Robot Crash Course: Learning Soft and Stylized Falling

TL;DR

To address fall risk in legged robots, this work enables controlled, soft falls with end-pose control by optimizing a robot-agnostic reward that balances end-pose accuracy $g$ and impact minimization $r_t$. It introduces a sampling-based end-pose generation strategy to cover diverse initial and final states and trains a policy via PPO with an asymmetric actor–critic setup in Isaac Sim for sim-to-real transfer. The method achieves softer impacts than standard falling strategies and demonstrates successful real-world falls to artist-specified end poses, including robustness to perturbations. These findings open avenues for safe fall handling, artistic stylization, and recovery-ready poses in legged robotics.

Abstract

Despite recent advances in robust locomotion, bipedal robots operating in the real world remain at risk of falling.
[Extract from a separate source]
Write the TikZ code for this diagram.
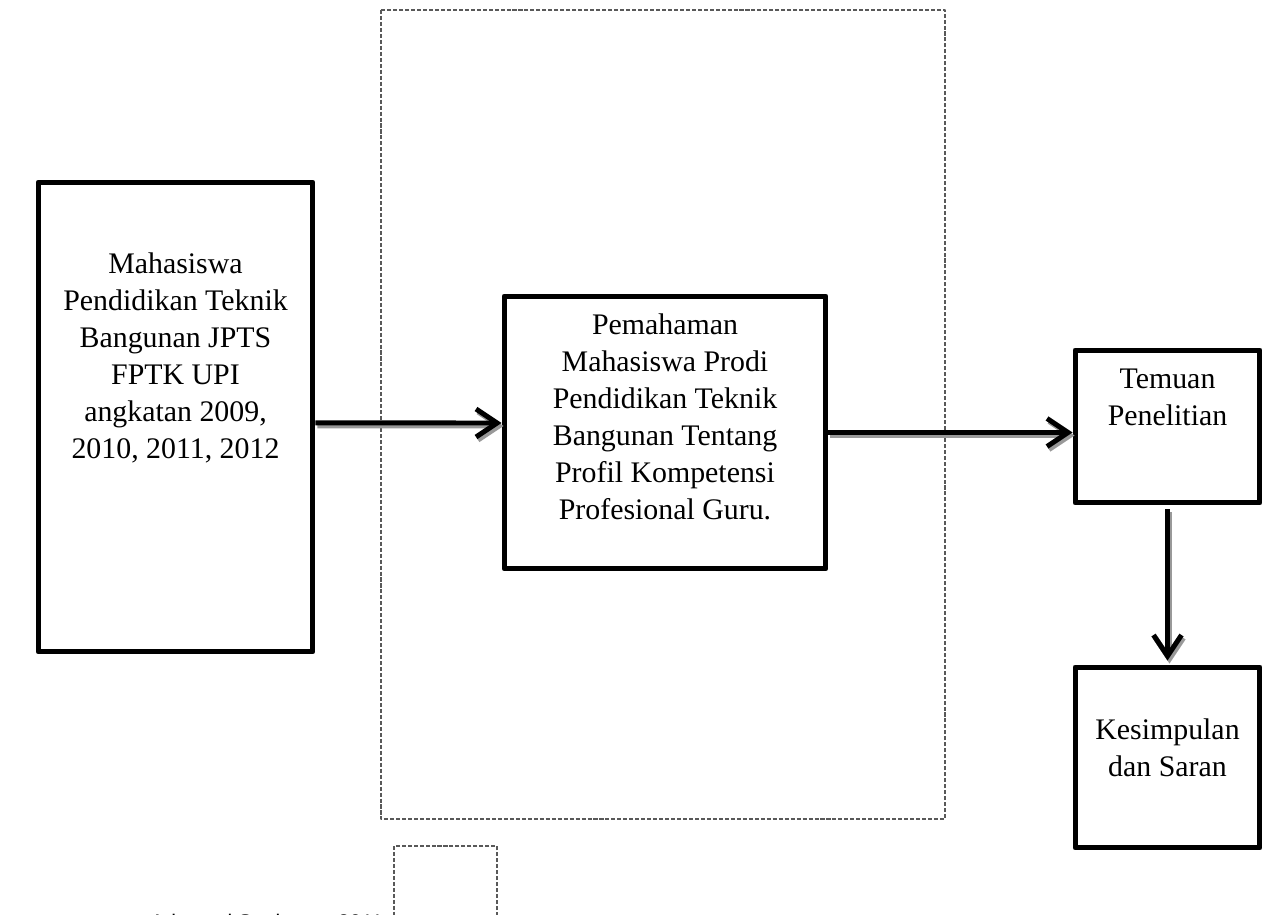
\documentclass[tikz,border=0pt]{standalone}
\usepackage{fontspec}
\setmainfont{Liberation Serif}
\setsansfont{Liberation Sans}
\usetikzlibrary{arrows.meta,positioning}

\begin{document}
\begin{tikzpicture}[
    x = 0.02cm, y = -0.02cm,
    line join=round,
    box/.style = {draw, line width=0.1cm, inner sep=0pt},
    txt/.style = {align=center, font=\fontsize{17}{21}\selectfont, inner sep=0pt},
    frame/.style = {draw=black!65, line width=0.03cm, dash pattern=on 2.3pt off 1.1pt},
    arr/.style = {line width=0.1cm, -{Straight Barb[length=0.42cm,width=0.56cm]}},
    arrshadow/.style = {arr, draw=black!40, transform canvas={shift={(0.04cm,-0.06cm)}}}
]

    \clip (0,0) rectangle (1282,915);

    % kotak putus-putus
    \draw[frame] (381,10) rectangle (945,819);
    \draw[frame] (394,846) rectangle (497,940);

    \node[box, minimum width=5.5cm, minimum height=9.4cm] (mhs) at (175.5,417) {};
    \node[box, minimum width=6.44cm, minimum height=5.46cm] (paham) at (665,432.5) {};
    \node[box, minimum width=3.7cm, minimum height=3.06cm] (temuan) at (1167.5,426.5) {};
    \node[box, minimum width=3.7cm, minimum height=3.62cm] (simpul) at (1167.5,757.5) {};

    \node[txt] (mhstxt) at (175.5,358)
        {Mahasiswa\\Pendidikan Teknik\\Bangunan JPTS\\FPTK UPI\\angkatan 2009,\\2010, 2011, 2012};
    \node[txt] (pahamtxt) at (665,417)
        {Pemahaman\\Mahasiswa Prodi\\Pendidikan Teknik\\Bangunan Tentang\\Profil Kompetensi\\Profesional Guru.};
    \node[txt] (temuantxt) at (1167.5,397) {Temuan\\Penelitian};
    \node[txt] (simpultxt) at (1167.5,748) {Kesimpulan\\dan Saran};

    \node[anchor=base west, inner sep=0pt, font=\sffamily\fontsize{12}{14}\selectfont] (sumber)
        at (150,929) {Adaptasi Sugiyono, 2011};

    \draw[arrshadow] ([yshift=-0.12cm]mhs.east) -- ([yshift=0.19cm]paham.west);
    \draw[arr] ([yshift=-0.12cm]mhs.east) -- ([yshift=0.19cm]paham.west);
    \draw[arrshadow] (paham.east) -- (temuan.west |- paham.east);
    \draw[arr] (paham.east) -- (temuan.west |- paham.east);
    \draw[arrshadow, shorten <=0.08cm, shorten >=0.08cm] (temuan.south) -- (simpul.north);
    \draw[arr, shorten <=0.08cm, shorten >=0.08cm] (temuan.south) -- (simpul.north);

\end{tikzpicture}
\end{document}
While most research focuses on preventing such events, we instead concentrate on the phenomenon of falling itself. Specifically, we aim to reduce physical damage to the robot while providing users with control over a robot's end pose. To this end, we propose a robot agnostic reward function that balances the achievement of a desired end pose with impact minimization and the protection of critical robot parts during reinforcement learning. To make the policy robust to a broad range of initial falling conditions and to enable the specification of an arbitrary and unseen end pose at inference time, we introduce a simulation-based sampling strategy of initial and end poses. Through simulated and real-world experiments, our work demonstrates that even bipedal robots can perform controlled, soft falls.

Figures (7)

• Figure 1: We propose a reinforcement learning technique that balances user-guided stylized pose objectives and damage-minimizing soft falling objectives for bipedal and other legged robots.
• Figure 2: Method Overview. We leverage reinforcement learning to train a robust falling policy (right). Our method learns to balance impact minimization with reaching a desired end pose through our reward formulation, which considers user-specified robot part sensitivities. During inference (left), the policy is guided by a user-specified end pose, while simultaneously minimizing impact.
• Figure 3: Artist-Designed End Poses. Visual examples of the 10 artist-designed end poses used in our experiments.
• Figure 4: Impact Analysis. Comparison of maximal (left) and mean (right) impact forces across body parts between standard falling strategies and our method.
• Figure 5: Impact vs. Tracking Ablation. We measure the max impact force and mean joint tracking error for varying impact reward weights. Displayed are the mean values over all trials.